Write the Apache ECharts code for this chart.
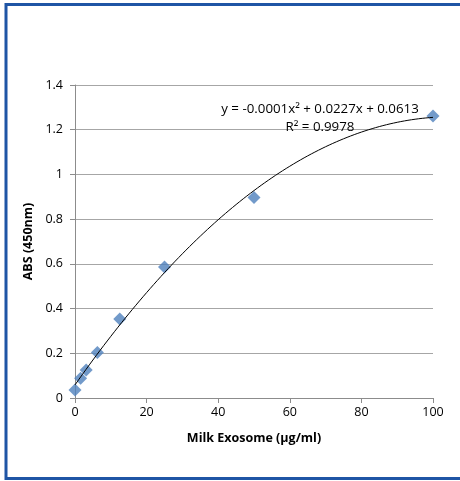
<!DOCTYPE html>
<html><head><meta charset="utf-8">
<script src="https://cdn.jsdelivr.net/npm/echarts@6/dist/echarts.min.js"></script>
<style>html,body{margin:0;padding:0;background:#fff}#c{width:460px;height:481px}</style>
</head><body><div id="c"></div>
<script>
const concentrations = [0, 1.5625, 3.125, 6.25, 12.5, 25, 50, 100];
const absorbance = [0.036, 0.088, 0.125, 0.203, 0.353, 0.586, 0.897, 1.261];
const xTicks = [0, 20, 40, 60, 80, 100];
const yTicks = [0, 0.2, 0.4, 0.6, 0.8, 1, 1.2, 1.4];
const equationText = 'y = -0.0001x\u00B2 + 0.0227x + 0.0613';
const r2Text = 'R\u00B2 = 0.9978';

// least-squares quadratic trendline (as the spreadsheet computes it)
function quadFit(xs, ys) {
  const S = [0,0,0,0,0], T = [0,0,0];
  for (let i = 0; i < xs.length; i++) {
    let p = 1;
    for (let k = 0; k < 5; k++) { S[k] += p; if (k < 3) T[k] += p * ys[i]; p *= xs[i]; }
  }
  const A = [[S[0],S[1],S[2],T[0]],[S[1],S[2],S[3],T[1]],[S[2],S[3],S[4],T[2]]];
  for (let i = 0; i < 3; i++) {
    for (let j = i + 1; j < 3; j++) {
      const f = A[j][i] / A[i][i];
      for (let k = i; k < 4; k++) A[j][k] -= f * A[i][k];
    }
  }
  const c = [0,0,0];
  for (let i = 2; i >= 0; i--) {
    let s = A[i][3];
    for (let k = i + 1; k < 3; k++) s -= A[i][k] * c[k];
    c[i] = s / A[i][i];
  }
  return c;
}
const coef = quadFit(concentrations, absorbance);
const trend = [];
for (let x = 0; x <= 100; x += 1) trend.push([x, coef[0] + coef[1] * x + coef[2] * x * x]);

const font = 'Open Sans, Liberation Sans, sans-serif';
const chart = echarts.init(document.getElementById('c'));
chart.setOption({
  animation: false,
  grid: { left: 75, right: 27, top: 85, bottom: 83 },
  xAxis: {
    type: 'value', min: 0, max: 100, interval: 20,
    name: 'Milk Exosome (\u00B5g/ml)', nameLocation: 'middle', nameGap: 34,
    nameTextStyle: { fontFamily: font, fontWeight: 'bold', fontSize: 12.5, color: '#000' },
    axisLine: { show: true, lineStyle: { color: '#8c8c8c' } },
    axisTick: { show: true, inside: false, length: 5, lineStyle: { color: '#8c8c8c' } },
    axisLabel: { fontFamily: font, fontSize: 12.5, color: '#000', margin: 8 },
    splitLine: { show: false }
  },
  yAxis: {
    type: 'value', min: 0, max: 1.4, interval: 0.2,
    name: 'ABS (450nm)', nameLocation: 'middle', nameGap: 38, nameRotate: 90,
    nameTextStyle: { fontFamily: font, fontWeight: 'bold', fontSize: 12.5, color: '#000' },
    axisLine: { show: true, lineStyle: { color: '#8c8c8c' } },
    axisTick: { show: true, inside: false, length: 5, lineStyle: { color: '#8c8c8c' } },
    axisLabel: { fontFamily: font, fontSize: 12.5, color: '#000', margin: 12,
      formatter: v => String(Math.round(v * 10) / 10) },
    splitLine: { show: true, lineStyle: { color: '#a6a6a6', width: 1 } }
  },
  series: [
    { type: 'line', data: trend, showSymbol: false, symbol: 'none', smooth: false,
      lineStyle: { color: '#000', width: 1 }, z: 3 },
    { type: 'scatter', data: concentrations.map((x, i) => [x, absorbance[i]]),
      symbol: 'diamond', symbolSize: 13,
      itemStyle: { color: '#4f81bd' }, z: 2 }
  ],
  graphic: [
    { type: 'rect', shape: { x: 6, y: 4.5, width: 470, height: 474 },
      style: { fill: 'none', stroke: '#1f55a5', lineWidth: 3 }, silent: true },
    { type: 'text', x: 320, y: 109, style: { text: equationText, font: '13.3px ' + font,
      fill: '#000', textAlign: 'center', textVerticalAlign: 'middle' }, z: 10 },
    { type: 'text', x: 320, y: 127, style: { text: r2Text, font: '13.3px ' + font,
      fill: '#000', textAlign: 'center', textVerticalAlign: 'middle' }, z: 10 }
  ]
});
</script></body></html>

Requirement
From the first line of the listing above, repeat every line through the one holding "const r2Text = 'R\u00B2 = 0.9978';". Both ends count, and pictures stay out.

Answer in full
Write the Apache ECharts code for this chart.
<!DOCTYPE html>
<html><head><meta charset="utf-8">
<script src="https://cdn.jsdelivr.net/npm/echarts@6/dist/echarts.min.js"></script>
<style>html,body{margin:0;padding:0;background:#fff}#c{width:460px;height:481px}</style>
</head><body><div id="c"></div>
<script>
const concentrations = [0, 1.5625, 3.125, 6.25, 12.5, 25, 50, 100];
const absorbance = [0.036, 0.088, 0.125, 0.203, 0.353, 0.586, 0.897, 1.261];
const xTicks = [0, 20, 40, 60, 80, 100];
const yTicks = [0, 0.2, 0.4, 0.6, 0.8, 1, 1.2, 1.4];
const equationText = 'y = -0.0001x\u00B2 + 0.0227x + 0.0613';
const r2Text = 'R\u00B2 = 0.9978';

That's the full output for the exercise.